De quoi selon lui permettre aux fonds thématiques de trouver aujourd’hui leur place en cœur de portefeuille, à condition néanmoins d’en sélectionner "trois ou quatre pour amener de la diversification", ou d’opter pour des fonds regroupant un ensemble de thématiques et, bien sûr, d’être sur des durées de détention longues. "Chaque thème évoluant de manière assez indépendante, cela permet de lisser la performance dans la durée. Si vous êtes par exemple à 50 % actions, vous pouvez être à au moins 30 % sur des thèmes comme les énergies propres, l’alimentation ou l’eau", estime-t-il. En revanche, prévient Florence Baboz, ces fonds seront généralement plutôt réservés à la poche diversification s’il n’y a qu’une seule thématique sélectionnée.
Face aux changements réglementaires et à l’attention grandissante des investisseurs pour ces sujets, la gestion thématique devrait en tout cas continuer à susciter un vif intérêt au cours des prochaines années, projettent les différents acteurs, d’autant que la crise sanitaire est venue renforcer (ou a vu naître) de nombreuses réflexions sur la nécessité d’une transition vers des modèles plus durables. Les gérants d’ailleurs ne s’y trompent pas, avec des gammes toujours plus étoffées.
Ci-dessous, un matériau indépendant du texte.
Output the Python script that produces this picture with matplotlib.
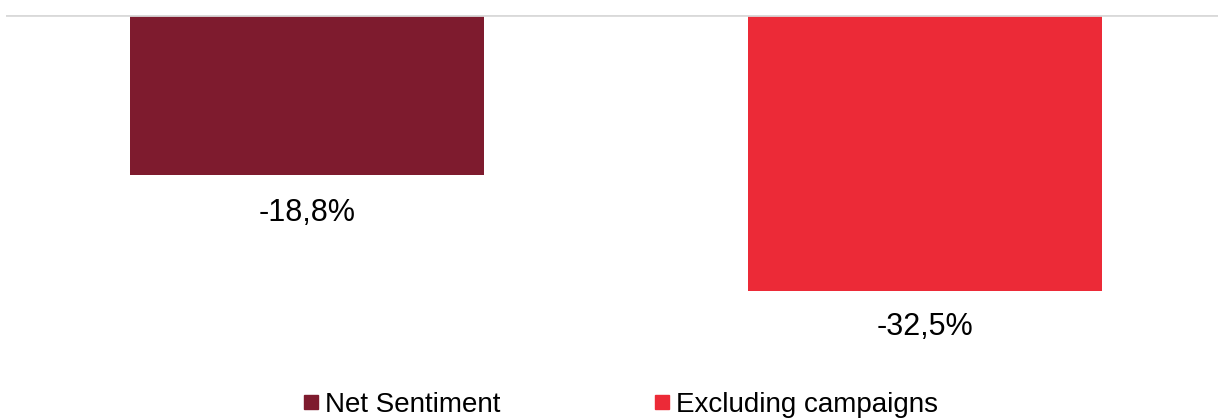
import matplotlib
matplotlib.use("Agg")
import matplotlib.pyplot as plt
from matplotlib.lines import Line2D

series = ["Net Sentiment", "Excluding campaigns"]
values = [-18.8, -32.5]
labels = ["-18,8%", "-32,5%"]
colors = ["#7E1B2E", "#EC2A37"]

plt.rcParams['font.family'] = ['Liberation Sans', 'DejaVu Sans']

W, H = 1219, 419
fig = plt.figure(figsize=(W / 100, H / 100), dpi=100)

# axes geometry in pixels
top_px = 15
scale = 8.48  # px per unit
ymin = -40
bottom_px = top_px + (-ymin) * scale
left_px, right_px = 6, 1218
ax = fig.add_axes([left_px / W, (H - bottom_px) / H, (right_px - left_px) / W, (bottom_px - top_px) / H])

pitch = 618.0
xl = 0 - (307 - left_px) / pitch
xr = 1 + (right_px - 925) / pitch
bar_w = 354 / pitch

x = list(range(len(values)))
ax.bar(x, values, width=bar_w, color=colors, zorder=2)
ax.axhline(0, color="#D9D9D9", lw=2, zorder=3)
ax.set_xlim(xl, xr)
ax.set_ylim(ymin, 0.05)
ax.axis("off")

offsets = [-27.8, -26.2]
for xi, v, lab, off in zip(x, values, labels, offsets):
    ax.annotate(lab, (xi, v), xytext=(0, off), textcoords="offset points",
                ha="center", va="center", fontsize=22, color="#000000")

handles = [Line2D([], [], marker='s', linestyle='none', markersize=10.5,
                  markerfacecolor=c, markeredgecolor=c) for c in colors]
leg = fig.legend(handles, series, loc="center", bbox_to_anchor=(621 / W, (H - 405) / H),
                 ncol=2, frameon=False, fontsize=20, handlelength=0.5,
                 handletextpad=0.25, columnspacing=5.6, borderpad=0)

fig.savefig("out.png", dpi=100)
Reste toutefois, et au même titre que pour les autres approches de l’ISR, le besoin de proposer des indicateurs démontrant l’impact réel de ces fonds sur l’environnement et la société. Dans son étude, Novethic en recense 140 dans la documentation de 97 fonds, parmi lesquels on retrouve fréquemment des mesures très généralistes telles que l’empreinte et l’intensité carbone, le nombre de controverses, le pourcentage de femmes au conseil d’administration ou encore le nombre d’emplois créés, auxquels s’ajoutent régulièrement d’autres indicateurs plus ou moins pertinents reflétant des objectifs associés à chaque thématique.
Face à l’exercice complexe que représente cette mesure d’impact, les 17 Objectifs de Développement Durable des Nations unies reviennent désormais de plus en plus régulièrement dans les reportings pour expliquer la contribution à la résolution de ces enjeux.